Personal information
- Born: July 5, 2002 (age 24) Capelle aan den IJssel, Netherlands

Chess career
- Country: Netherlands
- Title: Grandmaster (2022)
- FIDE rating: 2524 (August 2026)
- Peak rating: 2573 (January 2024)

= Liam Vrolijk =

Dutch chess grandmaster (born 2002)

Liam Vrolijk is a Dutch chess grandmaster.

==Chess career==
In December 2018, Vrolijk tied for first place with grandmaster Ottomar Ladva in the Groningen Chess Festival. Vrolijk lost the championship to Ottomar Ladva on tiebreaks, though defeated grandmaster Roeland Pruijssers in the final round.

In April 2020, Vrolijk was defeated by Ahmed Adly in the Sunway Sitges International Online Chess Open, which was the first online Swiss tournament held under classical time controls.
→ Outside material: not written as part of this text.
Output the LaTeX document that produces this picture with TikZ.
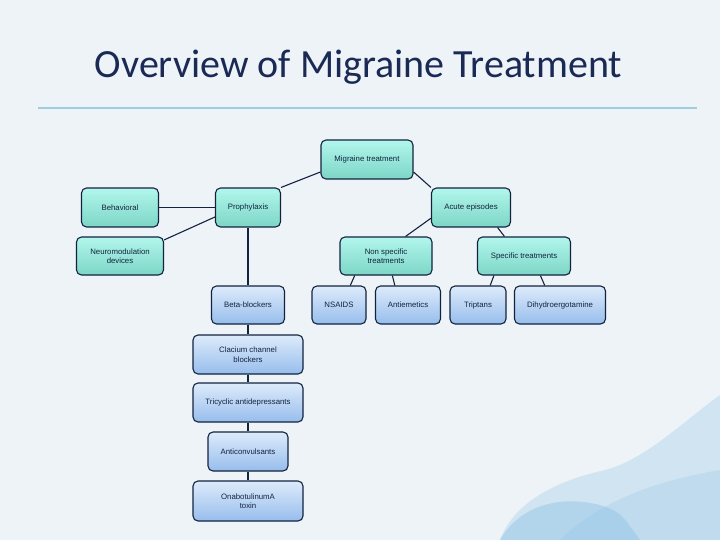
\documentclass[tikz,border=0pt]{standalone}
\usepackage{fontspec}
\setmainfont{Liberation Sans}
\newfontfamily\titlefont{Carlito}
\usepackage{tikz}
\usetikzlibrary{positioning}
\definecolor{bgpale}{HTML}{EEF3F7}
\definecolor{navy}{HTML}{13233F}
\definecolor{titleblue}{HTML}{1A2A55}
\definecolor{rulecol}{HTML}{9ECDE0}
\definecolor{tealtop}{HTML}{B2F6EC}
\definecolor{tealbot}{HTML}{7CD6C6}
\definecolor{bluetop}{HTML}{DDEBFB}
\definecolor{bluebot}{HTML}{97BDEC}
\definecolor{splash}{HTML}{8FC3E6}

\begin{document}
\begin{tikzpicture}[x=1pt,y=-1pt,
  box/.style={draw=navy,line width=1.1pt,rounded corners=5pt,align=center,
    font=\fontsize{7.8}{9.5}\selectfont,text=navy,inner sep=2pt,minimum height=39pt},
  tealbox/.style={box,top color=tealtop,bottom color=tealbot},
  bluebox/.style={box,top color=bluetop,bottom color=bluebot},
  link/.style={navy,line width=1.1pt}]
% background and watercolour corner
\fill[bgpale] (0,0) rectangle (720,540);
\fill[splash,opacity=0.30] (500,540) .. controls (515,500) and (560,480) .. (605,470)
  .. controls (645,460) and (685,420) .. (720,395) -- (720,540) -- cycle;
\fill[splash,opacity=0.45] (500,540) .. controls (520,505) and (560,495) .. (600,505)
  .. controls (620,512) .. (640,540) -- cycle;
\fill[splash,opacity=0.25] (560,540) .. controls (600,500) and (660,480) .. (720,470) -- (720,540) -- cycle;
\node[text=titleblue,anchor=base] (title) at (358.5,78) {\titlefont\fontsize{40}{46}\selectfont Overview of Migraine Treatment};
\draw[rulecol,line width=1.3pt] (38,108) -- (697,108);

% first levels
\node[tealbox,minimum width=92pt] (mig) at (367,159.5) {Migraine treatment};
\node[tealbox,minimum width=77pt] (beh) at (120,207.5) {Behavioral};
\node[tealbox,minimum width=65pt] (pro) at (248,207.5) {Prophylaxis};
\node[tealbox,minimum width=79pt] (acu) at (471,207.5) {Acute episodes};
\node[tealbox,minimum width=87pt,minimum height=38pt] (neu) at (120,256) {Neuromodulation\\devices};
\node[tealbox,minimum width=92pt,minimum height=38pt] (nsp) at (386,256) {Non specific\\treatments};
\node[tealbox,minimum width=93pt,minimum height=38pt] (spe) at (524,256) {Specific treatments};

% drugs
\node[bluebox,minimum width=73pt,minimum height=38pt] (bet) at (248,305) {Beta-blockers};
\node[bluebox,minimum width=54pt,minimum height=38pt] (nsa) at (339,305) {NSAIDS};
\node[bluebox,minimum width=65pt,minimum height=38pt] (ant) at (408,305) {Antiemetics};
\node[bluebox,minimum width=56pt,minimum height=38pt] (tri) at (478,305) {Triptans};
\node[bluebox,minimum width=91pt,minimum height=38pt] (dih) at (560,305) {Dihydroergotamine};
\node[bluebox,minimum width=110pt] (cal) at (248,354.5) {Clacium channel\\blockers};
\node[bluebox,minimum width=110pt] (tcy) at (248,402.5) {Tricyclic antidepressants};
\node[bluebox,minimum width=80pt] (acv) at (248,451.5) {Anticonvulsants};
\node[bluebox,minimum width=110pt,minimum height=40pt] (ona) at (248,501) {OnabotulinumA\\toxin};

\draw[link] (mig.195) -- (pro.north east);
\draw[link] (mig.-15) -- (acu.north west);
\draw[link] (beh.east) -- (pro.west);
\draw[link] (neu.20) -- (pro.196);
\draw[link] (pro.south) -- (bet.north);
\draw[link] (acu.195) -- (nsp.45);
\draw[link] (acu.-37) -- (spe.135);
\draw[link] (nsp.-148) -- (nsa.60);
\draw[link] (nsp.-72) -- (ant.124);
\draw[link] (spe.-147) -- (tri.58);
\draw[link] (spe.-50) -- (dih.128);
\draw[link] (bet.south) -- (cal.north);
\draw[link] (cal.south) -- (tcy.north);
\draw[link] (tcy.south) -- (acv.north);
\draw[link] (acv.south) -- (ona.north);
\end{tikzpicture}
\end{document}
In February 2021, Vrolijk tied for 13th place with a score of 8.5/11 in the Titled Tuesday Blitz tournament. At the event, he managed draws against higher-rated players Mustafa Yılmaz and Rudik Makarian.

In August 2022, Vrolijk fulfilled all of the requirements for the Grandmaster title, and was awarded the title later in the year.

Vrolijk competed in the Challengers section of the Tata Steel Chess Tournament 2024, where he defeated higher-rated grandmasters Leon Luke Mendonca and Mustafa Yılmaz.